Spectroscopy at the leaf and canopy scales has attracted considerable interest in plant ecology over the past decades. Using reflectance spectra, ecologists can infer plant traits and strategies—and the community- or ecosystem-level processes they correlate with—at individual or community levels, covering more individuals and larger areas than traditional field surveys.
Because of the complex entanglement of structural and chemical factors that generate spectra, it can be tricky to understand exactly what phenotypic information they contain. We discuss common approaches to estimating plant traits from spectra—radiative transfer and empirical models—and elaborate on their strengths and limitations in terms of the causal influences of various traits on the spectrum. Many chemical traits have broad, shallow and overlapping absorption features, and we suggest that covariance among traits may have an important role in giving empirical models the flexibility to estimate such traits.
While trait estimates from reflectance spectra have been used to test ecological hypotheses over the past decades, there is also a growing body of research that uses spectra directly, without estimating specific traits. By treating positions of species in multidimensional spectral space as analogous to trait space, researchers can infer processes that structure plant communities using the information content of the full spectrum, which may be greater than any standard set of traits.
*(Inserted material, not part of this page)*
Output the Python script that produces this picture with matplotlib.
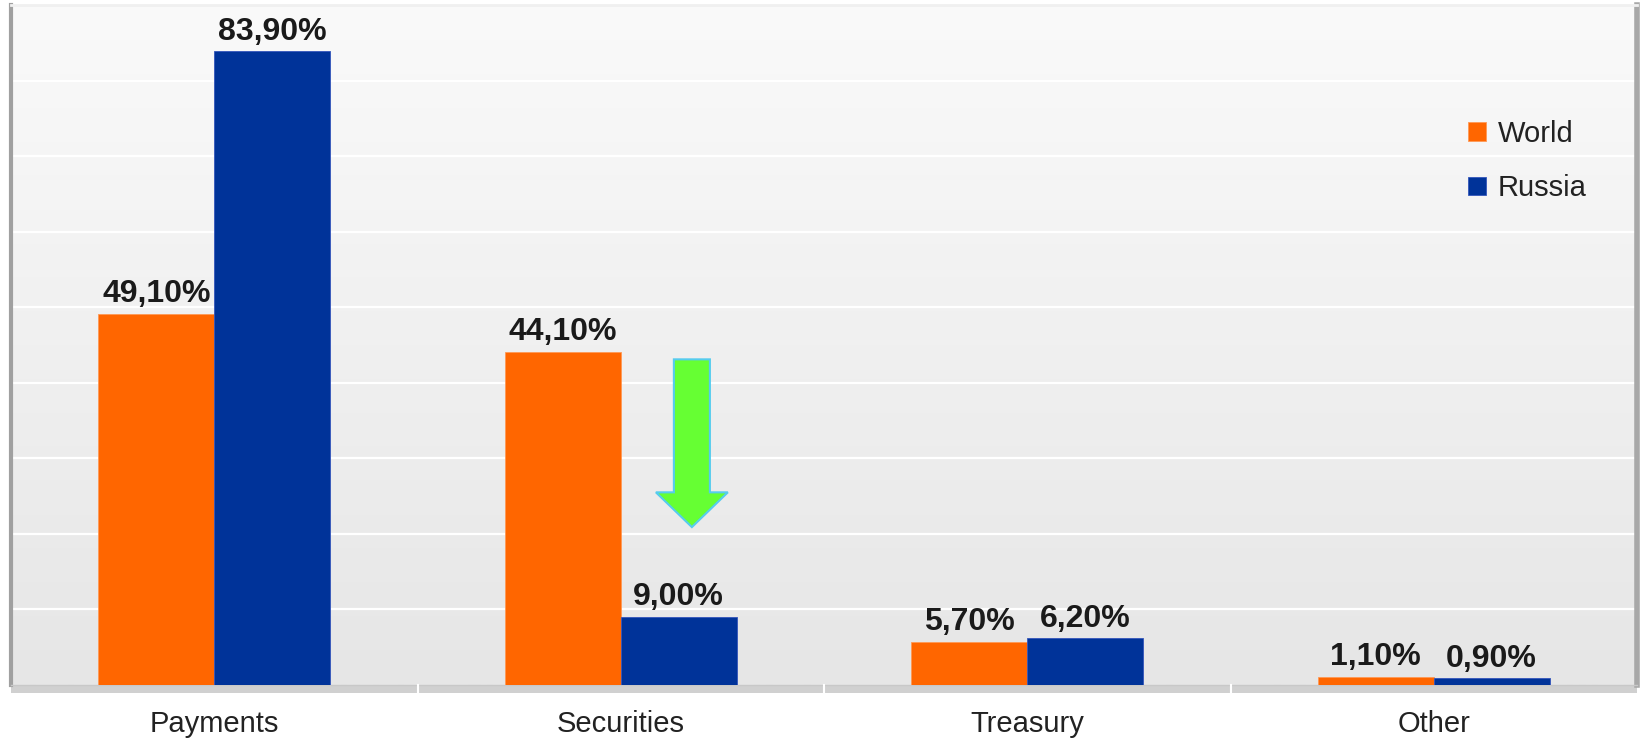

We illustrate this power by showing that co-occurring grassland species are more separable in spectral space than in trait space and that the intrinsic dimensionality of spectral data is comparable to fairly comprehensive trait datasets. Nevertheless, using spectra this way may make it harder to interpret patterns in terms of specific biological processes.
Synthesis. Plant spectra integrate many aspects of plant form and function. The information in the spectrum can be distilled into estimates of specific traits, or the spectrum can be used in its own right. These two approaches may be complementary—the former being most useful when specific traits of interest are known in advance and reliable models exist to estimate them, and the latter being most useful under uncertainty about which aspects of function matter most.